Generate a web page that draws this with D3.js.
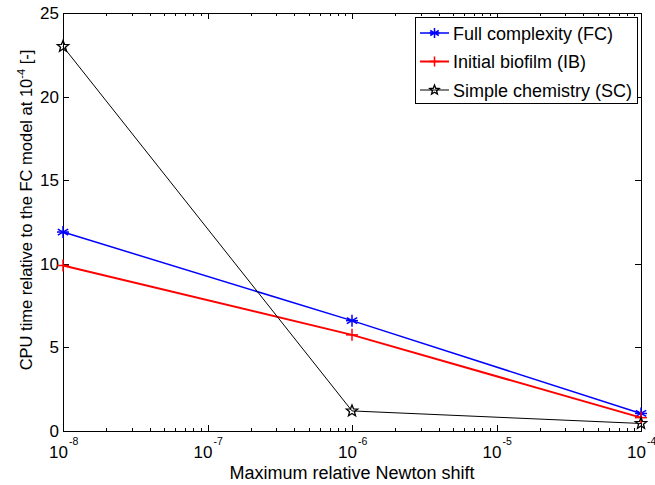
<!DOCTYPE html>
<html>
<head>
<meta charset="utf-8">
<script src="https://cdn.jsdelivr.net/npm/d3@7"></script>
<style>
  html, body { margin: 0; padding: 0; background: #fff; }
  svg { display: block; font-family: "Liberation Sans", Arial, sans-serif; }
</style>
</head>
<body>
<svg id="chart" width="655" height="485"></svg>
<script>
// Newton shift tolerances (x) and CPU time relative to FC at 1e-4 (y)
const tolerances = [1e-8, 1e-6, 1e-4];
const fullComplexity = [11.9, 6.6, 1.05];
const initialBiofilm = [9.9, 5.75, 0.8];
const simpleChemistry = [23.0, 1.2, 0.45];
const seriesNames = ["Full complexity (FC)", "Initial biofilm (IB)", "Simple chemistry (SC)"];
const xTickExponents = [-8, -7, -6, -5, -4];
const yTicks = [0, 5, 10, 15, 20, 25];

const series = [
  { name: seriesNames[0], values: fullComplexity, color: "#0000ff", width: 1.5, marker: "asterisk" },
  { name: seriesNames[1], values: initialBiofilm, color: "#ff0000", width: 2, marker: "plus" },
  { name: seriesNames[2], values: simpleChemistry, color: "#000000", width: 1, marker: "star" }
];

const svg = d3.select("#chart");
const m = { left: 63, right: 641, top: 13, bottom: 431 };

const x = d3.scaleLog().domain([1e-8, 1e-4]).range([m.left, m.right]);
const y = d3.scaleLinear().domain([0, 25]).range([m.bottom, m.top]);

// minor ticks for log axis
const minor = [];
for (let e = -8; e < -4; e++) for (let k = 2; k <= 9; k++) minor.push(k * Math.pow(10, e));
const major = xTickExponents.map(e => Math.pow(10, e));

const tickG = svg.append("g").attr("stroke", "#000").attr("stroke-width", 1);
major.forEach(v => {
  const px = Math.round(x(v)) + 0.5;
  tickG.append("line").attr("x1", px).attr("x2", px).attr("y1", m.bottom).attr("y2", m.bottom - 6);
  tickG.append("line").attr("x1", px).attr("x2", px).attr("y1", m.top).attr("y2", m.top + 6);
});
minor.forEach(v => {
  const px = Math.round(x(v)) + 0.5;
  tickG.append("line").attr("x1", px).attr("x2", px).attr("y1", m.bottom).attr("y2", m.bottom - 3);
  tickG.append("line").attr("x1", px).attr("x2", px).attr("y1", m.top).attr("y2", m.top + 3);
});
yTicks.forEach(v => {
  const py = Math.round(y(v)) + 0.5;
  tickG.append("line").attr("x1", m.left).attr("x2", m.left + 6).attr("y1", py).attr("y2", py);
  tickG.append("line").attr("x1", m.right).attr("x2", m.right - 6).attr("y1", py).attr("y2", py);
});

// frame
svg.append("rect")
  .attr("x", m.left + 0.5).attr("y", m.top + 0.5)
  .attr("width", m.right - m.left).attr("height", m.bottom - m.top)
  .attr("fill", "none").attr("stroke", "#000").attr("stroke-width", 1);

// y tick labels
svg.append("g").selectAll("text").data(yTicks).join("text")
  .attr("x", m.left - 4).attr("y", d => y(d) + 6)
  .attr("text-anchor", "end").attr("font-size", 17).text(d => d);

// x tick labels: 10 with superscript exponent
const xl = svg.append("g").selectAll("g").data(xTickExponents).join("g");
xl.append("text")
  .attr("x", d => x(Math.pow(10, d)) + 5).attr("y", 458)
  .attr("text-anchor", "end").attr("font-size", 17)
  .text("10");
xl.append("text")
  .attr("x", d => x(Math.pow(10, d)) + 6).attr("y", 445)
  .attr("font-size", 10.5)
  .text(d => String(d));

// axis titles
svg.append("text").attr("x", (m.left + m.right) / 2).attr("y", 479)
  .attr("text-anchor", "middle").attr("font-size", 18)
  .text("Maximum relative Newton shift");

const yt = svg.append("text")
  .attr("transform", "translate(32,210) rotate(-90)")
  .attr("text-anchor", "middle").attr("font-size", 16.5);
yt.append("tspan").text("CPU time relative to the FC model at 10");
yt.append("tspan").attr("font-size", 11).attr("dy", -7).text("-4");
yt.append("tspan").attr("dy", 7).text(" [-]");

// marker drawing
function drawMarker(g, type, cx, cy, color, r = 6) {
  if (type === "asterisk") {
    [0, 60, 120].forEach(a => {
      const rad = a * Math.PI / 180;
      g.append("line")
        .attr("x1", cx - r * Math.sin(rad)).attr("y1", cy - r * Math.cos(rad))
        .attr("x2", cx + r * Math.sin(rad)).attr("y2", cy + r * Math.cos(rad))
        .attr("stroke", color).attr("stroke-width", 1.5);
    });
    g.append("line").attr("x1", cx - r).attr("x2", cx + r).attr("y1", cy).attr("y2", cy)
      .attr("stroke", color).attr("stroke-width", 1.5);
  } else if (type === "plus") {
    g.append("line").attr("x1", cx - r).attr("x2", cx + r).attr("y1", cy).attr("y2", cy)
      .attr("stroke", color).attr("stroke-width", 1.5);
    g.append("line").attr("x1", cx).attr("x2", cx).attr("y1", cy - r).attr("y2", cy + r)
      .attr("stroke", color).attr("stroke-width", 1.5);
  } else {
    const pts = [];
    for (let i = 0; i < 10; i++) {
      const rr = i % 2 === 0 ? r : r * 0.43;
      const a = -Math.PI / 2 + i * Math.PI / 5;
      pts.push([cx + rr * Math.cos(a), cy + rr * Math.sin(a)]);
    }
    g.append("polygon").attr("points", pts.map(p => p.join(",")).join(" "))
      .attr("fill", "none").attr("stroke", color).attr("stroke-width", 1.3);
  }
}

const line = d3.line().x((d, i) => x(tolerances[i])).y(d => y(d));
const plot = svg.append("g");
series.forEach(s => {
  plot.append("path").attr("d", line(s.values))
    .attr("fill", "none").attr("stroke", s.color).attr("stroke-width", s.width);
  const mg = plot.append("g");
  s.values.forEach((v, i) => drawMarker(mg, s.marker, x(tolerances[i]), y(v), s.color));
});

// legend
const lg = svg.append("g");
lg.append("rect").attr("x", 415.5).attr("y", 17.5).attr("width", 222).attr("height", 86)
  .attr("fill", "#fff").attr("stroke", "#000").attr("stroke-width", 1);
series.forEach((s, i) => {
  const ly = 33 + i * 28.5;
  lg.append("line").attr("x1", 420).attr("x2", 449).attr("y1", ly).attr("y2", ly)
    .attr("stroke", s.color).attr("stroke-width", s.width);
  drawMarker(lg, s.marker, 434.5, ly, s.color, 5);
  lg.append("text").attr("x", 453).attr("y", ly + 6.5).attr("font-size", 18).text(s.name);
});
</script>
</body>
</html>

_WHAT TO PRODUCE_. Reproduce every line above as written, skipping pictures.

_CORRECT RESULT_.
Generate a web page that draws this with D3.js.
<!DOCTYPE html>
<html>
<head>
<meta charset="utf-8">
<script src="https://cdn.jsdelivr.net/npm/d3@7"></script>
<style>
  html, body { margin: 0; padding: 0; background: #fff; }
  svg { display: block; font-family: "Liberation Sans", Arial, sans-serif; }
</style>
</head>
<body>
<svg id="chart" width="655" height="485"></svg>
<script>
// Newton shift tolerances (x) and CPU time relative to FC at 1e-4 (y)
const tolerances = [1e-8, 1e-6, 1e-4];
const fullComplexity = [11.9, 6.6, 1.05];
const initialBiofilm = [9.9, 5.75, 0.8];
const simpleChemistry = [23.0, 1.2, 0.45];
const seriesNames = ["Full complexity (FC)", "Initial biofilm (IB)", "Simple chemistry (SC)"];
const xTickExponents = [-8, -7, -6, -5, -4];
const yTicks = [0, 5, 10, 15, 20, 25];

const series = [
  { name: seriesNames[0], values: fullComplexity, color: "#0000ff", width: 1.5, marker: "asterisk" },
  { name: seriesNames[1], values: initialBiofilm, color: "#ff0000", width: 2, marker: "plus" },
  { name: seriesNames[2], values: simpleChemistry, color: "#000000", width: 1, marker: "star" }
];

const svg = d3.select("#chart");
const m = { left: 63, right: 641, top: 13, bottom: 431 };

const x = d3.scaleLog().domain([1e-8, 1e-4]).range([m.left, m.right]);
const y = d3.scaleLinear().domain([0, 25]).range([m.bottom, m.top]);

// minor ticks for log axis
const minor = [];
for (let e = -8; e < -4; e++) for (let k = 2; k <= 9; k++) minor.push(k * Math.pow(10, e));
const major = xTickExponents.map(e => Math.pow(10, e));

const tickG = svg.append("g").attr("stroke", "#000").attr("stroke-width", 1);
major.forEach(v => {
  const px = Math.round(x(v)) + 0.5;
  tickG.append("line").attr("x1", px).attr("x2", px).attr("y1", m.bottom).attr("y2", m.bottom - 6);
  tickG.append("line").attr("x1", px).attr("x2", px).attr("y1", m.top).attr("y2", m.top + 6);
});
minor.forEach(v => {
  const px = Math.round(x(v)) + 0.5;
  tickG.append("line").attr("x1", px).attr("x2", px).attr("y1", m.bottom).attr("y2", m.bottom - 3);
  tickG.append("line").attr("x1", px).attr("x2", px).attr("y1", m.top).attr("y2", m.top + 3);
});
yTicks.forEach(v => {
  const py = Math.round(y(v)) + 0.5;
  tickG.append("line").attr("x1", m.left).attr("x2", m.left + 6).attr("y1", py).attr("y2", py);
  tickG.append("line").attr("x1", m.right).attr("x2", m.right - 6).attr("y1", py).attr("y2", py);
});

// frame
svg.append("rect")
  .attr("x", m.left + 0.5).attr("y", m.top + 0.5)
  .attr("width", m.right - m.left).attr("height", m.bottom - m.top)
  .attr("fill", "none").attr("stroke", "#000").attr("stroke-width", 1);

// y tick labels
svg.append("g").selectAll("text").data(yTicks).join("text")
  .attr("x", m.left - 4).attr("y", d => y(d) + 6)
  .attr("text-anchor", "end").attr("font-size", 17).text(d => d);

// x tick labels: 10 with superscript exponent
const xl = svg.append("g").selectAll("g").data(xTickExponents).join("g");
xl.append("text")
  .attr("x", d => x(Math.pow(10, d)) + 5).attr("y", 458)
  .attr("text-anchor", "end").attr("font-size", 17)
  .text("10");
xl.append("text")
  .attr("x", d => x(Math.pow(10, d)) + 6).attr("y", 445)
  .attr("font-size", 10.5)
  .text(d => String(d));

// axis titles
svg.append("text").attr("x", (m.left + m.right) / 2).attr("y", 479)
  .attr("text-anchor", "middle").attr("font-size", 18)
  .text("Maximum relative Newton shift");

const yt = svg.append("text")
  .attr("transform", "translate(32,210) rotate(-90)")
  .attr("text-anchor", "middle").attr("font-size", 16.5);
yt.append("tspan").text("CPU time relative to the FC model at 10");
yt.append("tspan").attr("font-size", 11).attr("dy", -7).text("-4");
yt.append("tspan").attr("dy", 7).text(" [-]");

// marker drawing
function drawMarker(g, type, cx, cy, color, r = 6) {
  if (type === "asterisk") {
    [0, 60, 120].forEach(a => {
      const rad = a * Math.PI / 180;
      g.append("line")
        .attr("x1", cx - r * Math.sin(rad)).attr("y1", cy - r * Math.cos(rad))
        .attr("x2", cx + r * Math.sin(rad)).attr("y2", cy + r * Math.cos(rad))
        .attr("stroke", color).attr("stroke-width", 1.5);
    });
    g.append("line").attr("x1", cx - r).attr("x2", cx + r).attr("y1", cy).attr("y2", cy)
      .attr("stroke", color).attr("stroke-width", 1.5);
  } else if (type === "plus") {
    g.append("line").attr("x1", cx - r).attr("x2", cx + r).attr("y1", cy).attr("y2", cy)
      .attr("stroke", color).attr("stroke-width", 1.5);
    g.append("line").attr("x1", cx).attr("x2", cx).attr("y1", cy - r).attr("y2", cy + r)
      .attr("stroke", color).attr("stroke-width", 1.5);
  } else {
    const pts = [];
    for (let i = 0; i < 10; i++) {
      const rr = i % 2 === 0 ? r : r * 0.43;
      const a = -Math.PI / 2 + i * Math.PI / 5;
      pts.push([cx + rr * Math.cos(a), cy + rr * Math.sin(a)]);
    }
    g.append("polygon").attr("points", pts.map(p => p.join(",")).join(" "))
      .attr("fill", "none").attr("stroke", color).attr("stroke-width", 1.3);
  }
}

const line = d3.line().x((d, i) => x(tolerances[i])).y(d => y(d));
const plot = svg.append("g");
series.forEach(s => {
  plot.append("path").attr("d", line(s.values))
    .attr("fill", "none").attr("stroke", s.color).attr("stroke-width", s.width);
  const mg = plot.append("g");
  s.values.forEach((v, i) => drawMarker(mg, s.marker, x(tolerances[i]), y(v), s.color));
});

// legend
const lg = svg.append("g");
lg.append("rect").attr("x", 415.5).attr("y", 17.5).attr("width", 222).attr("height", 86)
  .attr("fill", "#fff").attr("stroke", "#000").attr("stroke-width", 1);
series.forEach((s, i) => {
  const ly = 33 + i * 28.5;
  lg.append("line").attr("x1", 420).attr("x2", 449).attr("y1", ly).attr("y2", ly)
    .attr("stroke", s.color).attr("stroke-width", s.width);
  drawMarker(lg, s.marker, 434.5, ly, s.color, 5);
  lg.append("text").attr("x", 453).attr("y", ly + 6.5).attr("font-size", 18).text(s.name);
});
</script>
</body>
</html>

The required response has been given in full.